I go back to the bus elves and tell them their first drill bit isn’t working. Ben finds me another one. We test it out and the bolts continue to spin in place, like rusty, metal, stubborn, whirling dervishes.

“Ok, shall we go to a hardware store then?” Addison says.

“Yep. Let’s go.”

At the hardware store an old timer helps us find the right drill bit, as well as a wrench and a screwdriver with eight pieces. I ask for a bathroom and they send me to the store next door, a Latino clothing shop. The shop girl tells me the public can’t use their bathroom. I notice that she is wearing the exact same outfit that the gray, eyeless mannequin she just dressed is wearing.
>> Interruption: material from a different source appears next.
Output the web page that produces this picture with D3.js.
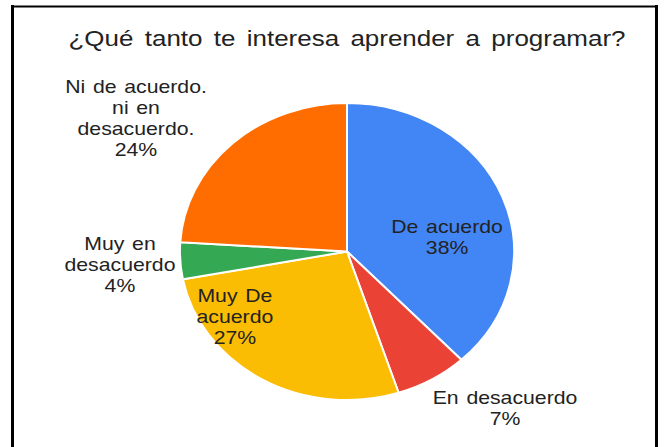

As we’re walking back to the door, we see a little fridge filled with Topo Chicos (a Mexican mineral water drink). We haven’t seen Topo Chicos since Austin!

“You want a Topo Chico?” Addison asks me.

“Sure, why not.”

He grabs the fridge handle to open the door and we see that the handle is chained and padlocked.

“Forget that,” I say.

“Yeah, forget that.”

We get back to our bus, armed with our new tools and drill bit.

Believe it or not, the bolts continue to spin in place. While Addison consults with the school bus elves yet again, I work on prying more rusty screws out of the floor with the hammer and chisel.

Addison returns and announces that we’ll have to drill the bolt heads off with a big drill bit that we need to buy.

“Tim says if they’re not coming out than we have to drill their heads off.”

“Good lord.”

“Yeah, should we call it quits for today?” Addison looks hopeful.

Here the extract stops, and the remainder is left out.